For now, Pasko is set on extracting total exoneration. Pavlov said that in coming days he will submit a supervisory appeal to the chairman of the Russian Supreme Court, Vyacheslav Lebedev. On Dec. 24, Nikolai Petukhov, the chairman of the Supreme Court’s Military Collegium, refused to take the appeal. If Lebedev agrees to take the appeal, it could lead to a reversal of the verdict that imprisoned Pasko, and legally clear his name.

Pasko also has an appeal before the European Union Court of Human Rights to address prosecutors violations of the Human Rights convention.
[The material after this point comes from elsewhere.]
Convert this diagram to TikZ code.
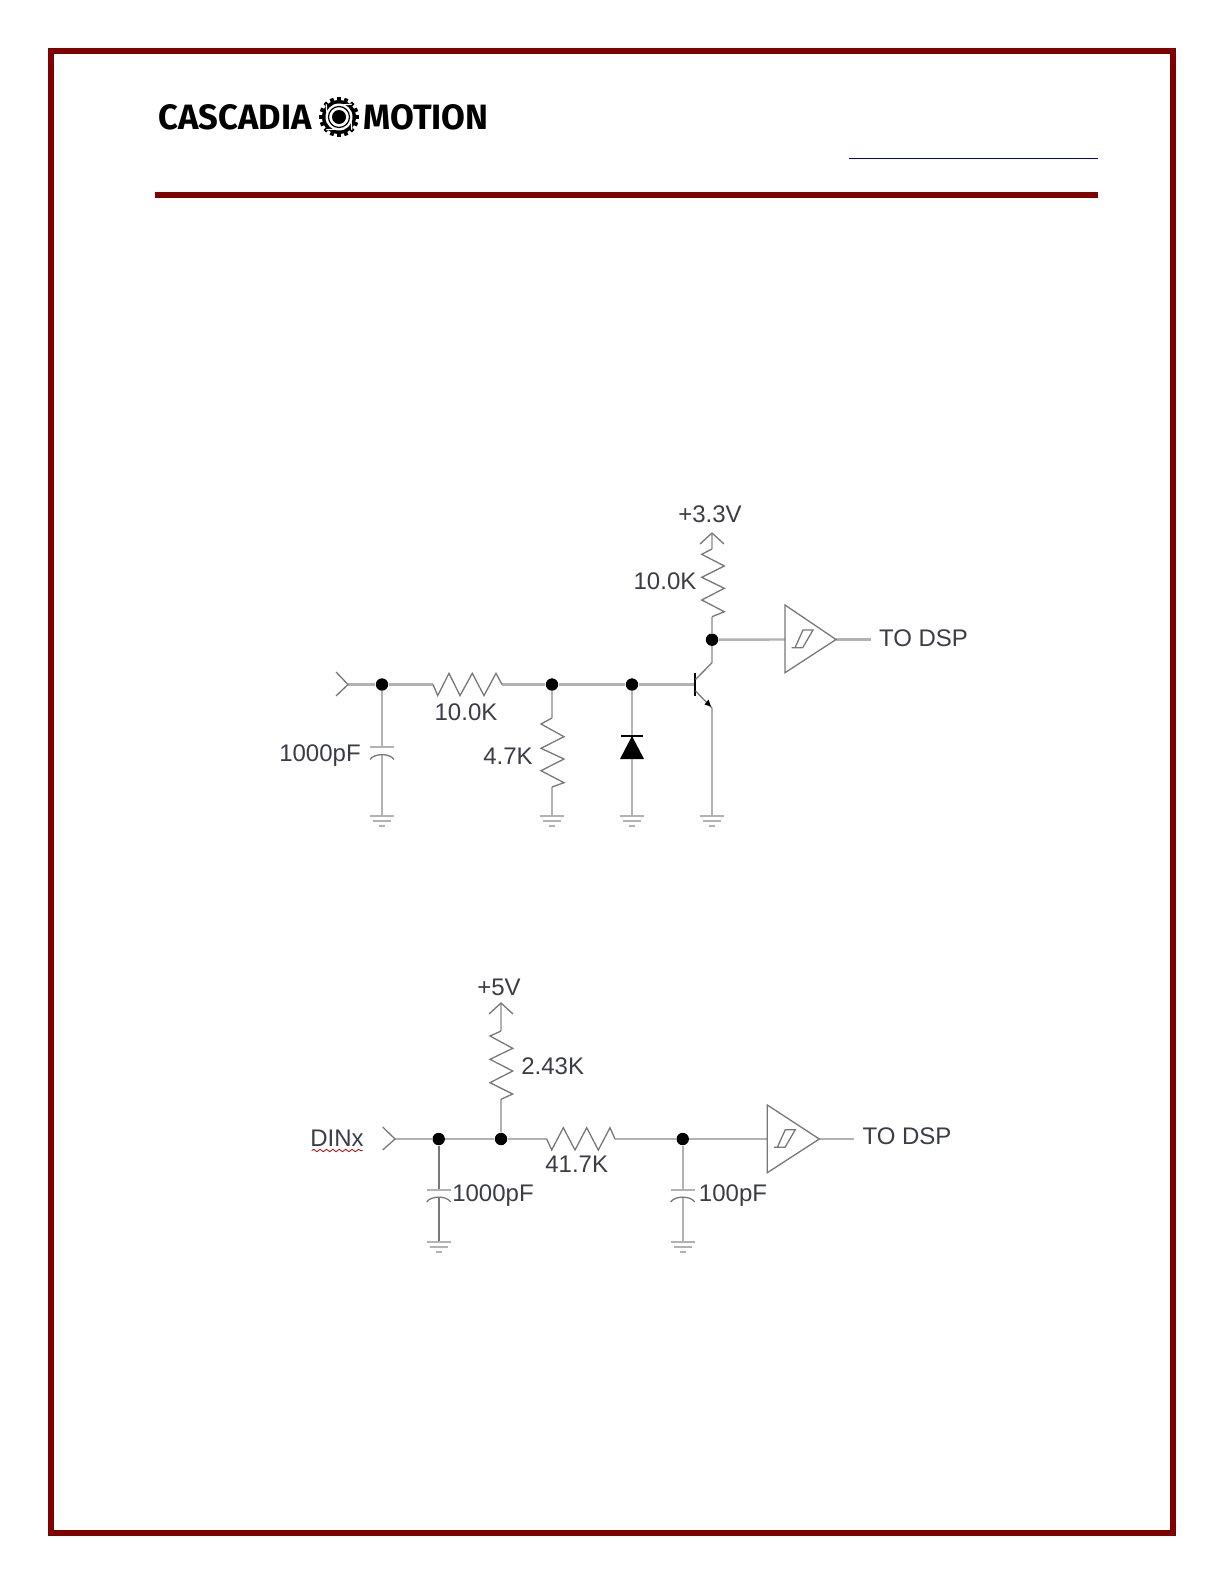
\documentclass[tikz,border=0pt]{standalone}
\usepackage{fontspec}
\setmainfont{Liberation Sans}
\newfontfamily\logofont{Fira Sans}
\usetikzlibrary{decorations.pathmorphing}
\definecolor{framered}{RGB}{128,0,0}
\definecolor{wiregray}{RGB}{178,178,178}
\definecolor{partgray}{RGB}{120,120,120}
\definecolor{labelgray}{RGB}{58,60,72}
\begin{document}
\begin{tikzpicture}[x=0.5pt,y=-0.5pt]

    \tikzset{
      wire/.style={color={wiregray},line width=1.2pt},
      part/.style={color={partgray},line width=0.65pt},
      gndbar/.style={color={wiregray},line width=0.9pt},
      dotnode/.style={circle,fill=black,inner sep=0pt,minimum size=6.2pt},
      label/.style={color={labelgray},font=\fontsize{12}{14}\selectfont,inner sep=0pt,anchor=center},
      logo/.style={color=black,font=\logofont\bfseries\fontsize{17.6}{20}\selectfont,inner sep=0pt,anchor=center,xscale=0.98},
    }
    \useasboundingbox (0,0) rectangle (1224,1584);
	\fill[white] (0,0) rectangle (1224,1584);

	% page frame and header
	\draw[color={framered},line width=3pt] (51,51.5)--(1173,51.5)--(1173,1533)--(51,1533)--cycle;
	\draw[color={framered},line width=3pt] (155,195)--(1098,195);
	\draw[color={blue!70!black},line width=0.7pt] (849,158.3)--(1098,158.3);

	\node[logo] (cascadia) at (235,117) {CASCADIA};
	\node[logo] (motion) at (426,117) {MOTION};
	\fill[black] (339,117) circle (17);
	\foreach \a in {0,22.5,...,337.5} {
	  \draw[black,line width=1.9pt] (339,117)+(\a:15)--+(\a:20);
	}
	\fill[white] (339,117) circle (13.5);
	\draw[black,line width=0.6pt] (339,117) circle (10.5);
	\fill[black] (339,117) circle (7);
	\foreach \a in {20,110,200,290} {
	  \draw[white,line width=0.6pt] (339,117)+(\a:13)--+(\a+25:18);
	}

	% first circuit
	\node[dotnode] (j1) at (382,684.5) {};
	\node[dotnode] (j2) at (552,684.5) {};
	\node[dotnode] (j3) at (632,684.5) {};
	\node[dotnode] (j4) at (712,639.7) {};
	\coordinate (in1) at (348,684.5);
	\coordinate (r1a) at (433,684.5);
	\coordinate (r1b) at (502,684.5);
	\coordinate (r2a) at (552,718);
	\coordinate (r2b) at (552,787);
	\coordinate (g1) at (382,815.7);
	\coordinate (g2) at (552,815.7);
	\coordinate (g3) at (632,815.7);
	\coordinate (g4) at (712,815.7);
	\coordinate (c1a) at (382,747);
	\coordinate (c1b) at (382,754.5);
	\coordinate (d1a) at (632,736);
	\coordinate (d1b) at (632,759);
	\coordinate (pull1) at (712,533);
	\coordinate (r3a) at (712,549);
	\coordinate (r3b) at (712,616.7);
	\coordinate (qb) at (694.7,684.5);
	\coordinate (qc) at (712,662.7);
	\coordinate (qe) at (712,708);
	\coordinate (buf1in) at (785,639.5);
	\coordinate (buf1out) at (836,639.5);
	\coordinate (out1) at (871,639.5);

	\draw[wire] (in1)--(j1);
	\draw[wire] (j1)--(r1a);
	\draw[wire] (r1b)--(j2);
	\draw[wire] (j2)--(j3);
	\draw[wire] (j3)--(qb);
	\draw[wire] (j1)--(c1a);
	\draw[wire] (c1b)--(g1);
	\draw[wire] (j2)--(r2a);
	\draw[wire] (r2b)--(g2);
	\draw[wire] (j3)--(d1a);
	\draw[wire] (d1b)--(g3);
	\draw[wire] (pull1)--(r3a);
	\draw[wire] (r3b)--(j4);
	\draw[wire] (j4)--(qc);
	\draw[wire] (qe)--(g4);
	\draw[wire] (j4)--(buf1in);
	\draw[wire] (buf1out)--(out1);

	\draw[part] (336,672)--(in1)--(336,696);
	\draw[part] (r1a)--(437.7,695.6)--(449,673.3)--(460,695.6)--(472.3,673.3)--(484,695.6)--(496,673.3)--(r1b);
	\draw[part] (r2a)--(541,724)--(564,736.7)--(541,748.3)--(564,759)--(541,770.7)--(564,782.7)--(r2b);
	\draw[part] (700,544)--(pull1)--(724,544);
	\draw[part] (r3a)--(701.7,554.3)--(724.3,566)--(701.7,577.3)--(724.3,588.3)--(701.7,600)--(724.3,611.7)--(r3b);

	% capacitor, diode and transistor
	\draw[gndbar] (370,747)--(394,747);
	\draw[part] (370,759.5) .. controls (374,753) and (390,753) .. (394,759.5);
	\draw[black,line width=0.7pt] (621,736)--(643,736);
	\fill[black] (632,736)--(644,759)--(620,759)--cycle;
	\draw[black,line width=0.8pt] (694.7,673)--(694.7,696);
	\draw[part] (695.5,679.5)--(qc);
	\draw[part] (695.5,691)--(qe);
	\fill[black] (711,706.5)--(704.5,704.5)--(708.5,699.5)--cycle;

	% schmitt buffer
	\draw[part] (785,605)--(836,639.5)--(785,672.7)--cycle;
	\draw[part] (791.7,647.7)--(802.7,647.7)--(813,630)--(803,630)--(795,647.7);

	% grounds
	\draw[gndbar] (370,815.7)--(394,815.7) (373,820.7)--(391,820.7) (379,825.7)--(385,825.7);
	\draw[gndbar] (540,815.7)--(564,815.7) (543,820.7)--(561,820.7) (549,825.7)--(555,825.7);
	\draw[gndbar] (620,815.7)--(644,815.7) (623,820.7)--(641,820.7) (629,825.7)--(635,825.7);
	\draw[gndbar] (700,815.7)--(724,815.7) (703,820.7)--(721,820.7) (709,825.7)--(715,825.7);

	\node[label] (l33v) at (710,514) {+3.3V};
	\node[label] (lr3) at (665,581.7) {10.0K};
	\node[label] (lout1) at (923.5,638) {TO DSP};
	\node[label] (lr1) at (466,712) {10.0K};
	\node[label] (lc1) at (320,756) {1000pF};
	\node[label] (lr2) at (508,756) {4.7K};

	% second circuit
	\node[dotnode] (j5) at (438.7,1139) {};
	\node[dotnode] (j6) at (501,1139) {};
	\node[dotnode] (j7) at (682.7,1139) {};
	\coordinate (in2) at (395,1139);
	\coordinate (r4a) at (546.7,1139);
	\coordinate (r4b) at (615,1139);
	\coordinate (pull2) at (501,1003);
	\coordinate (r5a) at (501,1031);
	\coordinate (r5b) at (501,1099.3);
	\coordinate (c2a) at (438.7,1190);
	\coordinate (c2b) at (438.7,1197);
	\coordinate (c3a) at (682.7,1190);
	\coordinate (c3b) at (682.7,1197);
	\coordinate (g5) at (438.7,1241.7);
	\coordinate (g6) at (682.7,1241.7);
	\coordinate (buf2in) at (767.3,1139);
	\coordinate (buf2out) at (819.3,1139);
	\coordinate (out2) at (854,1139);

	\draw[wire] (in2)--(j5);
	\draw[wire] (j5)--(j6);
	\draw[wire] (j6)--(r4a);
	\draw[wire] (r4b)--(j7);
	\draw[wire] (j7)--(buf2in);
	\draw[wire] (buf2out)--(out2);
	\draw[wire] (pull2)--(r5a);
	\draw[wire] (r5b)--(j6);
	\draw[wire,color={partgray}] (j5)--(c2a);
	\draw[wire,color={partgray}] (c2b)--(g5);
	\draw[wire] (j7)--(c3a);
	\draw[wire] (c3b)--(g6);

	\draw[part] (382.7,1127)--(in2)--(382.7,1150);
	\draw[part] (r4a)--(551.7,1150)--(563.3,1127.7)--(575,1150)--(586.7,1127.7)--(598.3,1150)--(610,1127.7)--(r4b);
	\draw[part] (489,1014)--(pull2)--(513,1014);
	\draw[part] (r5a)--(490,1036)--(512.7,1048.3)--(490,1059.3)--(512.7,1071)--(490,1082.7)--(512.7,1094)--(r5b);

	\draw[gndbar] (426.7,1190)--(450.7,1190);
	\draw[part] (426.7,1202) .. controls (430.7,1195.5) and (446.7,1195.5) .. (450.7,1202);
	\draw[gndbar] (670.7,1190)--(694.7,1190);
	\draw[part] (670.7,1202) .. controls (674.7,1195.5) and (690.7,1195.5) .. (694.7,1202);

	\draw[part] (767.3,1105)--(819.3,1139)--(767.3,1172.7)--cycle;
	\draw[part] (774,1147.3)--(785,1147.3)--(795.3,1129.7)--(785.3,1129.7)--(777.3,1147.3);

	\draw[gndbar] (426.7,1241.7)--(450.7,1241.7) (429.7,1246.7)--(447.7,1246.7) (435.7,1251.7)--(441.7,1251.7);
	\draw[gndbar] (670.7,1241.7)--(694.7,1241.7) (673.7,1246.7)--(691.7,1246.7) (679.7,1251.7)--(685.7,1251.7);

	\node[label] (l5v) at (499,987) {+5V};
	\node[label] (lr5) at (552.7,1066.7) {2.43K};
	\node[label] (ldin) at (337,1138) {DINx};
	\draw[color={red!75!black},line width=0.4pt,decorate,decoration={snake,segment length=3.2pt,amplitude=0.6pt}] (311.7,1150.5)--(362.7,1150.5);
	\node[label] (lr4) at (576.7,1164) {41.7K};
	\node[label] (lc2) at (493,1196) {1000pF};
	\node[label] (lc3) at (733,1196) {100pF};
	\node[label] (lout2) at (907,1136) {TO DSP};

\end{tikzpicture}
\end{document}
Among those rights spelled out by the convention that were violated in the Pasko case are the right to determination of criminal charges within a reasonable time; the right to a fair trial; defences against being tried retroactively and under too extensive an interpretation of existing legislation; and the right to freedom of expression.

Bellona’s Nikitin — who himself spent five years battling similar charges of treason for blowing the whistle on the Northern Fleet’s handling of its nuclear waste — was elated at the news of Pasko’s release.

"This is the second time in my life that I have experienced such a feeling. The first time is when all of this happened with me and the second is when I called Vladivostok and found out that Pasko had been freed," Nikitin said in a telephone interview from Moscow.

"It’s a feeling that’s hard to explain — it’s a relief that comes after so much pressure and then, all at once, the pressure is over — it’s just wonderful, everything that’s happened is wonderful."

Bellona president Fredric Hauge concurred, saying Pasko’s freedom is setting a legal example.

"I think that what Bellona is doing in Russia with this case is creating a legal precedent. And this is the second time following Nikitin’s full acquittal in 2000 that the FSB doesn’t get what it wants," said Hauge.

"This should be a clear message to the FSB, and we will continue to fight."

Grigory Pasko is editor-in-chief of Bellona ‘s Russian language magazine Ecology and Rights. He will now move to European Russia and continue his work on this project in a full-time capacity.